======== DATA SHOWN ========

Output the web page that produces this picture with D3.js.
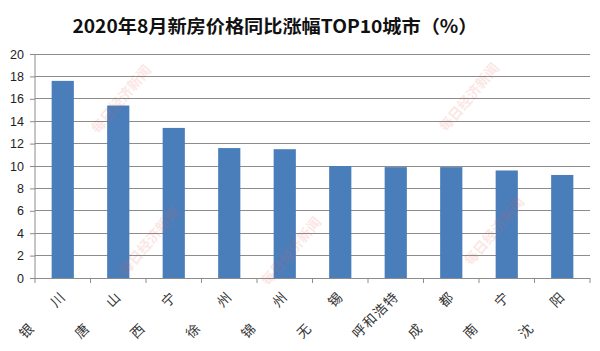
<!DOCTYPE html>
<html>
<head>
<meta charset="utf-8">
<script src="https://cdn.jsdelivr.net/npm/d3@7"></script>
<style>
  html, body { margin: 0; padding: 0; background: #fff; }
  svg { display: block; font-family: "Noto Sans CJK SC", "DejaVu Sans", sans-serif; }
</style>
</head>
<body>
<div id="chart"></div>
<script>
const cities = ['银川', '唐山', '西宁', '徐州', '锦州', '无锡', '呼和浩特', '成都', '南宁', '沈阳'];
const values = [17.6, 15.4, 13.4, 11.6, 11.5, 10.0, 9.9, 9.9, 9.6, 9.2];
const yTicks = [0, 2, 4, 6, 8, 10, 12, 14, 16, 18, 20];
const title = '2020年8月新房价格同比涨幅TOP10城市（%）';
const watermarks = [[122, 100], [470, 98], [150, 242], [292, 252], [495, 232]];

const W = 600, H = 351, m = { t: 54, r: 10, b: 73, l: 35 };
const svg = d3.select('#chart').append('svg').attr('width', W).attr('height', H);

const x = d3.scaleBand().domain(cities).range([m.l, W - m.r]).paddingInner(0.6).paddingOuter(0.3);
const y = d3.scaleLinear().domain([0, 20]).range([H - m.b, m.t]);

// gridlines
svg.append('g').selectAll('line').data(yTicks.filter(d => d > 0)).join('line')
  .attr('x1', m.l).attr('x2', W - m.r)
  .attr('y1', d => y(d)).attr('y2', d => y(d))
  .attr('stroke', '#8c8c8c').attr('stroke-width', 1).attr('shape-rendering', 'crispEdges');

// bars
svg.append('g').selectAll('rect').data(values).join('rect')
  .attr('x', (d, i) => x(cities[i])).attr('width', x.bandwidth())
  .attr('y', d => y(d)).attr('height', d => y(0) - y(d))
  .attr('fill', '#4a7ebb');

// watermarks
svg.append('g').selectAll('text').data(watermarks).join('text')
  .attr('transform', d => `translate(${d[0]},${d[1]}) rotate(-50)`)
  .attr('text-anchor', 'middle').attr('dominant-baseline', 'middle')
  .attr('font-size', 14).attr('font-weight', 'bold')
  .attr('fill', '#e85a4f').attr('opacity', 0.14)
  .text('每日经济新闻');

// y axis
const ya = svg.append('g').attr('transform', `translate(${m.l},0)`)
  .call(d3.axisLeft(y).tickValues(yTicks).tickSize(5).tickPadding(6));
ya.select('.domain').attr('stroke', '#8c8c8c').attr('d', `M0,${y(0)}V${y(20)}`);
ya.selectAll('.tick line').attr('stroke', '#8c8c8c');
ya.selectAll('.tick text').attr('font-size', 12.5).attr('fill', '#222')
  .attr('font-family', '"Liberation Sans", Arial, sans-serif');

// x axis, ticks at band boundaries
const xa = svg.append('g').attr('transform', `translate(0,${y(0)})`);
xa.append('line').attr('x1', m.l).attr('x2', W - m.r).attr('stroke', '#8c8c8c')
  .attr('shape-rendering', 'crispEdges');
const step = x.step();
xa.selectAll('line.tk').data(d3.range(cities.length + 1)).join('line').attr('class', 'tk')
  .attr('x1', i => m.l + i * step).attr('x2', i => m.l + i * step)
  .attr('y1', 0).attr('y2', 5).attr('stroke', '#8c8c8c');

// labels: 4 slots on a 45° diagonal, two-char names take first and last slot
const slot = 10.4;
const glyphs = cities.flatMap(c => {
  const ch = [...c];
  const slots = ch.length === 2 ? [0, 3] : ch.map((_, k) => k);
  const cx = x(c) + x.bandwidth() / 2;
  return ch.map((g, k) => ({ g, x: cx - 6 - (3 - slots[k]) * slot, y: 21 + (3 - slots[k]) * slot }));
});
xa.selectAll('text').data(glyphs).join('text')
  .attr('transform', d => `translate(${d.x},${d.y}) rotate(-45)`)
  .attr('text-anchor', 'middle').attr('dominant-baseline', 'central')
  .attr('font-size', 13.5).attr('fill', '#333')
  .text(d => d.g);

// title
svg.append('text').attr('x', 275).attr('y', 33).attr('text-anchor', 'middle')
  .attr('font-size', 18).attr('font-weight', 'bold').attr('fill', '#111')
  .attr('textLength', 405).attr('lengthAdjust', 'spacingAndGlyphs')
  .text(title);
</script>
</body>
</html>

========

*TASK TO CARRY OUT*: Leave the pictures out and output the rest of the listing exactly.

*COMPLETE OUTPUT*:
Output the web page that produces this picture with D3.js.
<!DOCTYPE html>
<html>
<head>
<meta charset="utf-8">
<script src="https://cdn.jsdelivr.net/npm/d3@7"></script>
<style>
  html, body { margin: 0; padding: 0; background: #fff; }
  svg { display: block; font-family: "Noto Sans CJK SC", "DejaVu Sans", sans-serif; }
</style>
</head>
<body>
<div id="chart"></div>
<script>
const cities = ['银川', '唐山', '西宁', '徐州', '锦州', '无锡', '呼和浩特', '成都', '南宁', '沈阳'];
const values = [17.6, 15.4, 13.4, 11.6, 11.5, 10.0, 9.9, 9.9, 9.6, 9.2];
const yTicks = [0, 2, 4, 6, 8, 10, 12, 14, 16, 18, 20];
const title = '2020年8月新房价格同比涨幅TOP10城市（%）';
const watermarks = [[122, 100], [470, 98], [150, 242], [292, 252], [495, 232]];

const W = 600, H = 351, m = { t: 54, r: 10, b: 73, l: 35 };
const svg = d3.select('#chart').append('svg').attr('width', W).attr('height', H);

const x = d3.scaleBand().domain(cities).range([m.l, W - m.r]).paddingInner(0.6).paddingOuter(0.3);
const y = d3.scaleLinear().domain([0, 20]).range([H - m.b, m.t]);

// gridlines
svg.append('g').selectAll('line').data(yTicks.filter(d => d > 0)).join('line')
  .attr('x1', m.l).attr('x2', W - m.r)
  .attr('y1', d => y(d)).attr('y2', d => y(d))
  .attr('stroke', '#8c8c8c').attr('stroke-width', 1).attr('shape-rendering', 'crispEdges');

// bars
svg.append('g').selectAll('rect').data(values).join('rect')
  .attr('x', (d, i) => x(cities[i])).attr('width', x.bandwidth())
  .attr('y', d => y(d)).attr('height', d => y(0) - y(d))
  .attr('fill', '#4a7ebb');

// watermarks
svg.append('g').selectAll('text').data(watermarks).join('text')
  .attr('transform', d => `translate(${d[0]},${d[1]}) rotate(-50)`)
  .attr('text-anchor', 'middle').attr('dominant-baseline', 'middle')
  .attr('font-size', 14).attr('font-weight', 'bold')
  .attr('fill', '#e85a4f').attr('opacity', 0.14)
  .text('每日经济新闻');

// y axis
const ya = svg.append('g').attr('transform', `translate(${m.l},0)`)
  .call(d3.axisLeft(y).tickValues(yTicks).tickSize(5).tickPadding(6));
ya.select('.domain').attr('stroke', '#8c8c8c').attr('d', `M0,${y(0)}V${y(20)}`);
ya.selectAll('.tick line').attr('stroke', '#8c8c8c');
ya.selectAll('.tick text').attr('font-size', 12.5).attr('fill', '#222')
  .attr('font-family', '"Liberation Sans", Arial, sans-serif');

// x axis, ticks at band boundaries
const xa = svg.append('g').attr('transform', `translate(0,${y(0)})`);
xa.append('line').attr('x1', m.l).attr('x2', W - m.r).attr('stroke', '#8c8c8c')
  .attr('shape-rendering', 'crispEdges');
const step = x.step();
xa.selectAll('line.tk').data(d3.range(cities.length + 1)).join('line').attr('class', 'tk')
  .attr('x1', i => m.l + i * step).attr('x2', i => m.l + i * step)
  .attr('y1', 0).attr('y2', 5).attr('stroke', '#8c8c8c');

// labels: 4 slots on a 45° diagonal, two-char names take first and last slot
const slot = 10.4;
const glyphs = cities.flatMap(c => {
  const ch = [...c];
  const slots = ch.length === 2 ? [0, 3] : ch.map((_, k) => k);
  const cx = x(c) + x.bandwidth() / 2;
  return ch.map((g, k) => ({ g, x: cx - 6 - (3 - slots[k]) * slot, y: 21 + (3 - slots[k]) * slot }));
});
xa.selectAll('text').data(glyphs).join('text')
  .attr('transform', d => `translate(${d.x},${d.y}) rotate(-45)`)
  .attr('text-anchor', 'middle').attr('dominant-baseline', 'central')
  .attr('font-size', 13.5).attr('fill', '#333')
  .text(d => d.g);

// title
svg.append('text').attr('x', 275).attr('y', 33).attr('text-anchor', 'middle')
  .attr('font-size', 18).attr('font-weight', 'bold').attr('fill', '#111')
  .attr('textLength', 405).attr('lengthAdjust', 'spacingAndGlyphs')
  .text(title);
</script>
</body>
</html>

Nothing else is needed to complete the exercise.